Data extract:
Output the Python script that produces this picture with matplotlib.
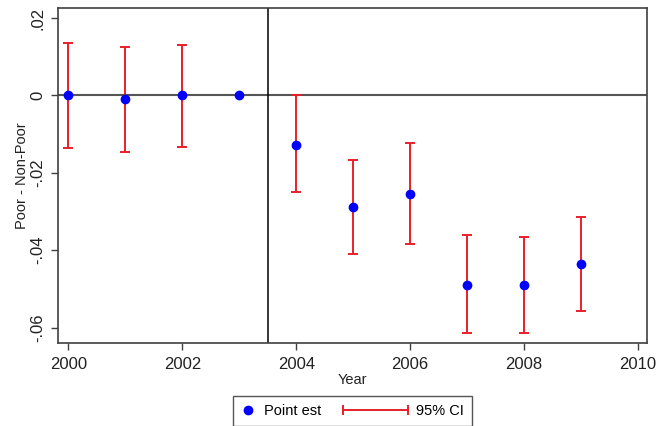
--
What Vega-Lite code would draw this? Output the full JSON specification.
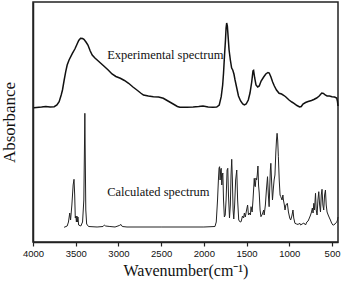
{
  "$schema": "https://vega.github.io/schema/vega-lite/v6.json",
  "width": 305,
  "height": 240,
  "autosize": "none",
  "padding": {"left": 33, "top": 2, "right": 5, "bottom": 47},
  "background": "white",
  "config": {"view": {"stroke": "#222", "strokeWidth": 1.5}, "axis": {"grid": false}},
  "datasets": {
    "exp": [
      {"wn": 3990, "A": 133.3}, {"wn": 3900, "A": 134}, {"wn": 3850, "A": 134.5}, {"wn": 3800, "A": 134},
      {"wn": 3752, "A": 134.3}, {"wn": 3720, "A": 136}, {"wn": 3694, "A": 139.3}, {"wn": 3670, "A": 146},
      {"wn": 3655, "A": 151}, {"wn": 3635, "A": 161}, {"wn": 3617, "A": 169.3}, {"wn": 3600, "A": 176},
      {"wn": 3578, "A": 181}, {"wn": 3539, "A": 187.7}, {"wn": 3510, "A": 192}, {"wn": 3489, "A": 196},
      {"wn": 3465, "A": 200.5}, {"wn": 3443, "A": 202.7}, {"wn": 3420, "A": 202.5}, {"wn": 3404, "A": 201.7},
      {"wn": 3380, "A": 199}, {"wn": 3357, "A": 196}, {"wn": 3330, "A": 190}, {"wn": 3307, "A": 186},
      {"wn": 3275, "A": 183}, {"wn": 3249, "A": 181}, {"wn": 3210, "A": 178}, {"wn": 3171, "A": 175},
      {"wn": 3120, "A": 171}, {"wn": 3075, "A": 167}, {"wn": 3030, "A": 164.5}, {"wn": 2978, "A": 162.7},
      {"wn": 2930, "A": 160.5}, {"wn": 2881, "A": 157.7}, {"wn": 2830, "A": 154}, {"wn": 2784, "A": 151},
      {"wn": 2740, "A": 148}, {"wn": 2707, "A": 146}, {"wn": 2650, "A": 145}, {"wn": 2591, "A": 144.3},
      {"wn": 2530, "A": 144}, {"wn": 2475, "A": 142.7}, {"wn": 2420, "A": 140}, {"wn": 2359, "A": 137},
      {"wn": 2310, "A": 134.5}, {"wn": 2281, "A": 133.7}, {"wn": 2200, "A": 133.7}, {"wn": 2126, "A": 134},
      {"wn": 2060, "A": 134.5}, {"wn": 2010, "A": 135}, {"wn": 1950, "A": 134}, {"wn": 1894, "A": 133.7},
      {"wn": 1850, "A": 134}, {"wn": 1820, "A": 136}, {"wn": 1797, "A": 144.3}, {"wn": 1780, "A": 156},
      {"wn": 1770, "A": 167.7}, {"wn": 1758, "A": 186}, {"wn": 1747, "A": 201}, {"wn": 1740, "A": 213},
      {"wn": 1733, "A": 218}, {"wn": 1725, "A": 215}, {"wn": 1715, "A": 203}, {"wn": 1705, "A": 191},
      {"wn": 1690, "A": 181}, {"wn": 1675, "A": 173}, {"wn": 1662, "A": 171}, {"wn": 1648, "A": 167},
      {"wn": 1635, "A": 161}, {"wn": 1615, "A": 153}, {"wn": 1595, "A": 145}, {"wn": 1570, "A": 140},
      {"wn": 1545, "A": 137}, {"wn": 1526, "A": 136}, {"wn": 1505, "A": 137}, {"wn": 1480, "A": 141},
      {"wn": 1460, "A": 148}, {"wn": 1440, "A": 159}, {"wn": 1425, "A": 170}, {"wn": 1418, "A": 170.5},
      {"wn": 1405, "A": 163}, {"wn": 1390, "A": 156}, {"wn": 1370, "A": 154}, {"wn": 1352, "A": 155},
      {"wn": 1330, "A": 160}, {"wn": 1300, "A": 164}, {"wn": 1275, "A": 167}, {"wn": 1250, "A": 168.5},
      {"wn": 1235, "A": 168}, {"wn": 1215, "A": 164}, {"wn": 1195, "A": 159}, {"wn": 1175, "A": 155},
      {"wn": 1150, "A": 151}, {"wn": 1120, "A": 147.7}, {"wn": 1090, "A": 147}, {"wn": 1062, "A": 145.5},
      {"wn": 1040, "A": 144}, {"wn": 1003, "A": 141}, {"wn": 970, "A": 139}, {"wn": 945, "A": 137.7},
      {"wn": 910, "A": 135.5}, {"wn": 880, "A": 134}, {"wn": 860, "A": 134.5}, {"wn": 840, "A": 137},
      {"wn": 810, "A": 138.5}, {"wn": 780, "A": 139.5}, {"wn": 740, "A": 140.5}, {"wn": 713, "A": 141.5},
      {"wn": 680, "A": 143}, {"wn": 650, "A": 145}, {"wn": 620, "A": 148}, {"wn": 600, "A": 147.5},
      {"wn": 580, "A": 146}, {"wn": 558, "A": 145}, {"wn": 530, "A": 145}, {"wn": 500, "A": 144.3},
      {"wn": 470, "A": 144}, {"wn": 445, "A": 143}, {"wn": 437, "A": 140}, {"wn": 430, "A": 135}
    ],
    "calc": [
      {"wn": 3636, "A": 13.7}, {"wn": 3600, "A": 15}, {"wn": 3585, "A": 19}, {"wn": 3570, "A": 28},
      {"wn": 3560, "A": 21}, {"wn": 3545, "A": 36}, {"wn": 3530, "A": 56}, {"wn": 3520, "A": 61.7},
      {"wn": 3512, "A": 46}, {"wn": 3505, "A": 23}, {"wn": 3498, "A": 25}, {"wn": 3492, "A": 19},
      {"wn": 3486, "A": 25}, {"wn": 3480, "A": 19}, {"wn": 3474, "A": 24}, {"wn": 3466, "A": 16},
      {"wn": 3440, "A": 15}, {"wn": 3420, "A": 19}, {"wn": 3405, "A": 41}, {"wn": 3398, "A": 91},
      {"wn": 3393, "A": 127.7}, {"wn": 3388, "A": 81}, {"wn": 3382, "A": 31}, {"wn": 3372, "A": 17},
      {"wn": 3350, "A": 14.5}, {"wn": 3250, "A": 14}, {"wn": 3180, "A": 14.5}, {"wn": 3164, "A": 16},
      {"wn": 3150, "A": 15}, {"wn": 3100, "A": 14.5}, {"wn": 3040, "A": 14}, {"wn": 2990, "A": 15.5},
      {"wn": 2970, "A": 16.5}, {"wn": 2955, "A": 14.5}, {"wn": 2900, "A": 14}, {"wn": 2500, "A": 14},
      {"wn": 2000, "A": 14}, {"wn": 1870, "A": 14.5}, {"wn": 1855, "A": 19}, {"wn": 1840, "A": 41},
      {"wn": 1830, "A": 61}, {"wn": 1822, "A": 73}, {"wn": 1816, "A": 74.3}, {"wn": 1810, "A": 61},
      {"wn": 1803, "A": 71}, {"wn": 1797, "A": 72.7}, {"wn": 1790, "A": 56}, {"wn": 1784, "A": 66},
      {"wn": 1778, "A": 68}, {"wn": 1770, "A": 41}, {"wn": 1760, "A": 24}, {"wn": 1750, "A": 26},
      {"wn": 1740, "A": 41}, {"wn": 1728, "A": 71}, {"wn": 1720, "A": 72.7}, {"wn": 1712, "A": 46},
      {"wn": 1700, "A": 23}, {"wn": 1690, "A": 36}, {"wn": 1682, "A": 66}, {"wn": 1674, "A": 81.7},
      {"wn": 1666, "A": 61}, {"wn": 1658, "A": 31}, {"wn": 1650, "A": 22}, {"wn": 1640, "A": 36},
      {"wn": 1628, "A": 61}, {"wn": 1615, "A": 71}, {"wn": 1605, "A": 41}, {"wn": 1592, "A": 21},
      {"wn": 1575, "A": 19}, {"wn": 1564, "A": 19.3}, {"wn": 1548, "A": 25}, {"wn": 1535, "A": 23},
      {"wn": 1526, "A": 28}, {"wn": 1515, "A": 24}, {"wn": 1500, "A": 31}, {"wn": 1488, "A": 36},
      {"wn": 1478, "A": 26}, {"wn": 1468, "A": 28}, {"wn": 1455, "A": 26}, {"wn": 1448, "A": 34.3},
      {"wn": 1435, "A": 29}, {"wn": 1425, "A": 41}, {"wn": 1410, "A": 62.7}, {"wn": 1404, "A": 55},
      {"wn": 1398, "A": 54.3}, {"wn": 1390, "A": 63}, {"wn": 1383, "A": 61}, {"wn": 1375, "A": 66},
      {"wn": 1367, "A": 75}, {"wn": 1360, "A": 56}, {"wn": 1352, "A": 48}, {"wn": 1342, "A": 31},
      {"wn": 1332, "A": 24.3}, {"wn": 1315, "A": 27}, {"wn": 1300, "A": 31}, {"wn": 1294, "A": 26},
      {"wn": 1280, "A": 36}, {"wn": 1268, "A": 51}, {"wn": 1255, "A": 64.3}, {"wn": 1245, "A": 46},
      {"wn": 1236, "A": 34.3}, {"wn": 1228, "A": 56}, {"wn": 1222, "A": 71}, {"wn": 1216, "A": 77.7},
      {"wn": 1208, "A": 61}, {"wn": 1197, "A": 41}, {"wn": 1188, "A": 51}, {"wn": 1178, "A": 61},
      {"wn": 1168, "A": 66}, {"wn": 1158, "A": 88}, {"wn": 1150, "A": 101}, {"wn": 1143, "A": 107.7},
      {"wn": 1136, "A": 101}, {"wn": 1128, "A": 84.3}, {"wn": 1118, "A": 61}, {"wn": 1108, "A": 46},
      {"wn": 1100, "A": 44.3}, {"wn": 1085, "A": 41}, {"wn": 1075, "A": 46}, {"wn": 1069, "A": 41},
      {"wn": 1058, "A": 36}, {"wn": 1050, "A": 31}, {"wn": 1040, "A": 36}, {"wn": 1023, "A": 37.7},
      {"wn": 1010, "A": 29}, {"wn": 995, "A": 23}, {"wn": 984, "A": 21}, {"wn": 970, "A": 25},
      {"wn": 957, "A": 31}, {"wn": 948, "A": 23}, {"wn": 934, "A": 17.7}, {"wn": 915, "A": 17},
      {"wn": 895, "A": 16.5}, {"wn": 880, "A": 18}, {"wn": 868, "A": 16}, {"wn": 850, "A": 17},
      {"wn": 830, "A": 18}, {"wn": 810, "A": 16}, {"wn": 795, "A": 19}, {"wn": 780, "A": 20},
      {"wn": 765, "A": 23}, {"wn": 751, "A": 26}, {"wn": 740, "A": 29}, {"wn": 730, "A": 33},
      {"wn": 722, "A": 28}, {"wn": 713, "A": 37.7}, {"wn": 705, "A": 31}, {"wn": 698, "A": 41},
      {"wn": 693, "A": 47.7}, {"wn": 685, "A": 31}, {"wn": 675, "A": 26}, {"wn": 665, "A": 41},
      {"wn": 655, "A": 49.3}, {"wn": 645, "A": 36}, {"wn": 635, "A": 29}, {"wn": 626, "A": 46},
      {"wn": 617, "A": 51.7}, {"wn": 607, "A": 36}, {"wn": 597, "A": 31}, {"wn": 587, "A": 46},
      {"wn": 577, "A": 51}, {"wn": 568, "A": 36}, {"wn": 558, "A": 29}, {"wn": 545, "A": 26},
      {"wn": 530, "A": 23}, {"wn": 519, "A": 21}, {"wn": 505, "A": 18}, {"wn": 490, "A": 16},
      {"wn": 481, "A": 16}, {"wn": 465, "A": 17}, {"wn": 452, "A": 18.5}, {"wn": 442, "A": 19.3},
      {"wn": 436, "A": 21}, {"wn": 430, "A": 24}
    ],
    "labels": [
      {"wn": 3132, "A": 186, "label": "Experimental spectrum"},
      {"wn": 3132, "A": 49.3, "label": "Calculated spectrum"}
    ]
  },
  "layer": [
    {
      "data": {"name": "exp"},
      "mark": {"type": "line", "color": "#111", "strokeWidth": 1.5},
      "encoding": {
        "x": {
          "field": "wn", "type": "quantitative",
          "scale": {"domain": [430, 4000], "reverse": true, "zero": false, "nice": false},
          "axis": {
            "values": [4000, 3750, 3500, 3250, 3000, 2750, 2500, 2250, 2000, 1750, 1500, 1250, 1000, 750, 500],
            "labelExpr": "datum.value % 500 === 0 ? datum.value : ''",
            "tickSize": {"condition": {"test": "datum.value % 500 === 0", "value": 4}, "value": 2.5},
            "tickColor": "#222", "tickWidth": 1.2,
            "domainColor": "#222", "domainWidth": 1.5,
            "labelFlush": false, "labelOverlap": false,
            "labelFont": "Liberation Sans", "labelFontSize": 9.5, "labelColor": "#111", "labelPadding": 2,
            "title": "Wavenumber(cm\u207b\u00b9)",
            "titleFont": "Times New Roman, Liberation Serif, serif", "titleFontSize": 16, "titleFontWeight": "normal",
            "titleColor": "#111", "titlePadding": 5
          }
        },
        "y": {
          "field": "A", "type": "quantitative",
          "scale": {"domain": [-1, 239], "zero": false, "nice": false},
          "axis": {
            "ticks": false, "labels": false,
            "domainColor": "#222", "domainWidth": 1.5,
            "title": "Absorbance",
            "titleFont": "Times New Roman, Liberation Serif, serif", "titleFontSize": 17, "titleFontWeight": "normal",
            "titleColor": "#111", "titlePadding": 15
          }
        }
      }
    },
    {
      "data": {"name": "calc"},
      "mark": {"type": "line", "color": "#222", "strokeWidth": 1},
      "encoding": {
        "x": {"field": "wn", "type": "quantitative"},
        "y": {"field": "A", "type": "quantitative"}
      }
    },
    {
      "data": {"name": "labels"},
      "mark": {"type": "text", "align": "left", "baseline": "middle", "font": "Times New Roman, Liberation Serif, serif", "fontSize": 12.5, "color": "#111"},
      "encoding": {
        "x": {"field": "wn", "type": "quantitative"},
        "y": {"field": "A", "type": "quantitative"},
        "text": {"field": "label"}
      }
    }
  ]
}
--
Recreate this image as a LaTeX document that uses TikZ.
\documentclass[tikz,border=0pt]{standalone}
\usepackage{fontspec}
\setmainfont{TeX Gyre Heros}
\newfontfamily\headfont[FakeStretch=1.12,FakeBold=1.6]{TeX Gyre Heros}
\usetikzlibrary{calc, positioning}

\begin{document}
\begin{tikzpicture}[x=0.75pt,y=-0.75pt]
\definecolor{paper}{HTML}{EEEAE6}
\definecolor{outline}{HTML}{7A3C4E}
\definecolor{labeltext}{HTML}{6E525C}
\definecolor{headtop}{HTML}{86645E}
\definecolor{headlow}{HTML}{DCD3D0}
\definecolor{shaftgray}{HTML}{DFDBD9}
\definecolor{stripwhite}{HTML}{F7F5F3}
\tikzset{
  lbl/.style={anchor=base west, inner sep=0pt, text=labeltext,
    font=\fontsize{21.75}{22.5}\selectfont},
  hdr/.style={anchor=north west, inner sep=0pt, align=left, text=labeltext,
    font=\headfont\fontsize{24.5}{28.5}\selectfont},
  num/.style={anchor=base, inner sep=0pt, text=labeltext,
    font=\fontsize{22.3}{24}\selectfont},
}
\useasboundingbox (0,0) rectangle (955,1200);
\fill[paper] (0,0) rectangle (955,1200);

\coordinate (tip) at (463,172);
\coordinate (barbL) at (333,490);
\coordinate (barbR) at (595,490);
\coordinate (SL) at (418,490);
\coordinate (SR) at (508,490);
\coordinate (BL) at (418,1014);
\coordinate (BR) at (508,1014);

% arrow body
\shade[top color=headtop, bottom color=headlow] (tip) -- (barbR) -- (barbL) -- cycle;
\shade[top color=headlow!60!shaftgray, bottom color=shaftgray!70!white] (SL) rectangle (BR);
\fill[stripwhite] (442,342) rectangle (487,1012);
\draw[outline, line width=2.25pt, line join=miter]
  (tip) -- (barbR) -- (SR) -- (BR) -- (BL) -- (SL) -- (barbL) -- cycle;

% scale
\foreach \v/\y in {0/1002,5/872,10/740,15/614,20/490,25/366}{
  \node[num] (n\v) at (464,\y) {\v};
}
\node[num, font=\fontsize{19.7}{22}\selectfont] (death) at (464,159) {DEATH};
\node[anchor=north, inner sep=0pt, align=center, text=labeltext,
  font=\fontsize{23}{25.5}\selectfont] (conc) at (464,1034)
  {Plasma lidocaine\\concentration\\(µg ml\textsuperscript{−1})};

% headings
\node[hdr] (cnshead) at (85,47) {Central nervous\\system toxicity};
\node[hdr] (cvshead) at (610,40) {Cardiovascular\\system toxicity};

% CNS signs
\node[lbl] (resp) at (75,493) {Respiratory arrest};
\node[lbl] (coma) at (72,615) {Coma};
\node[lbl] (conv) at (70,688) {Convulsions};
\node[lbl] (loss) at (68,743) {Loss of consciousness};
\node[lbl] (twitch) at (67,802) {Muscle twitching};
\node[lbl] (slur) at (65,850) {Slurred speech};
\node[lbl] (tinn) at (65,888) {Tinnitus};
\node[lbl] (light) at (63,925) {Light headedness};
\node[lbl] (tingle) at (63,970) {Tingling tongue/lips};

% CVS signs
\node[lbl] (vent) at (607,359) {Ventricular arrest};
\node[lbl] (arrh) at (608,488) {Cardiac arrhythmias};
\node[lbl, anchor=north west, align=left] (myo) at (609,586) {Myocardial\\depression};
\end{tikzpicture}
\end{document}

Task brief: Pick out every line holding the string "this" and return it.

Reply to the task:
Output the Python script that produces this picture with matplotlib.
What Vega-Lite code would draw this? Output the full JSON specification.
Recreate this image as a LaTeX document that uses TikZ.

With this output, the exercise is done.